Integrity, innovation and investment
KK has rigorous and robust release practices in place which entails products being tested daily for quality, flavour and appearance. Micro testing is done to ensure all the food safety requirements are met, and this is re-enforced by continuous auditing and the use of outside laboratories for technical testing.
The company continually invests in new processes; only this month a new process was installed which will give the company a further edge towards the image that it strives for.
Its new baking machinery will enhance the quality of their products and give them a special homemade appearance which deliberately contrasts against the mass-produced, machined feel which ready-meals are often blighted by.
“Our customers initially eat with their eyes, and then look towards the quality and price,” says Layla, “so appearances are massively important and form a big part of our ongoing strategy.” The company also knows that the quality of its products is dependent on using the best quality ingredients at the right price. In 2007, its Academy Kitchen was opened with five full time development chefs, where customers come and work along side KK development chefs to work on new ideas and concepts.
With most customers now opting for just-in-time service and minimum stock holding, KK realised the need to improve the supply chain department by strengthening it with new personnel and training in order to develop more efficient methods of working with the customers.
Next year, the latest CDC Factory Systems is due to be installed — which will allow every single factory floor user complete interface in terms of real time inputs, feedback, alerts and decisions surrounding their position. This gives every employee instant data to make valid judgments, allowing the company ultimate pro-activity in responding to its customers’ and manufacturing needs.
With a little help from my friends
With the world recession looming, Leyla and her senior management team were determined not to make any of her work force redundant. This meant they had to find other ways of cost saving in order to preserve the margins which customers continually attempted to squeeze. The company decided the best way would be training and development of its people, empowering them to be responsible and pro-active in their own areas of operation.
KK approached its neighbours, Toyota, for help. Toyota’s training team visited the KK factory and trained its staff on the principals around the Toyota Production Systems of Kaizan, Quality Circles and Gemba. Glyndwr University Business School then added some management science training to the middle and senior management teams.
Leyla says these training initiatives bred a new culture within the business and staff have become more aware of what waste means to the business. “We now operate in a way in which all employees own their own processes and make huge efforts to improve our bottom line by eliminating waste and drive productivity without compromising on our quality and service,” she says.
An example of efficiency improvements to come out of the work with Toyota is changeover times. Due to the large number of products manufactured weekly, the changeover and wash down times had been a big cost to the company.
Before the lean program it was taking the production team 30 minutes in between a changeover; within weeks that time was down to nine minutes.
“People are what make this company,” says Leyla.
“A happy workforce is essential to productivity.” And she’s prepared to put her money where her mouth is.

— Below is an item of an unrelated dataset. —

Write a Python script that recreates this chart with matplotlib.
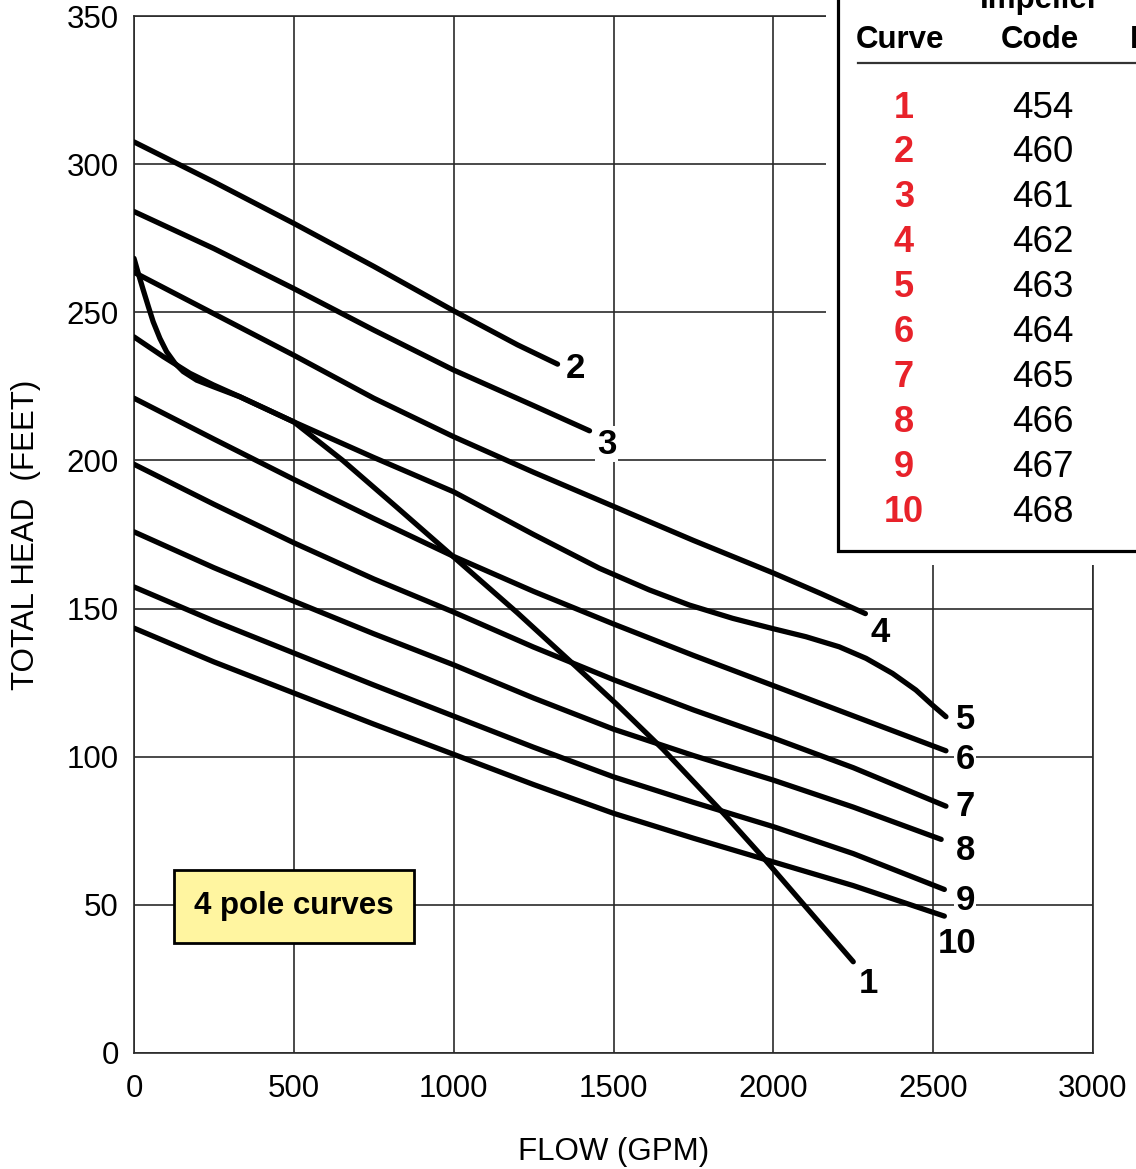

KK recently initiated an equal profit share scheme for the workers, and the company also offers share option scheme for all employees who have been with the company for five years and over. “This is the best way to reward and motivate everyone, ensuring everyone pulls together,” says Leyla. Good communication, conveying progress and company direction clearly and regularly is also high on the agenda. “We are all in it together; it’s a very democratic company. We work very hard and we enjoy our achievements.” These initiatives have helped towards a very low turnover of staff – typically 2% a year.
Leyla says challenging her earliest customers’ perceptions became a staple of the company’s missionstatement, and is a key reason for its sustained growth over the years.
“KK has always been able to think outside the box,” she says. “We are innovative, flexible, and proactive; we understand our market and our customers’ needs. We are a caring company that looks after and supports the work force and whenever possible the community.” What gives the company an edge over its competitors? “We are always evolving and we are developing along with the markets; we adapt to change.
I have a strong belief that we have so much to offer. We don’t compromise as far as quality and safety are concerned, and we don’t do half measures. We have a hunger and desire to improve and we’re passionate about what we do. We want to be the best in class and we work very hard to learn from our mistakes and put them right.” KK Fine Foods is a fantastic manufacturing story —a company that is undoubtedly set up on a bedrock of principles through which it cannot fail to flourish.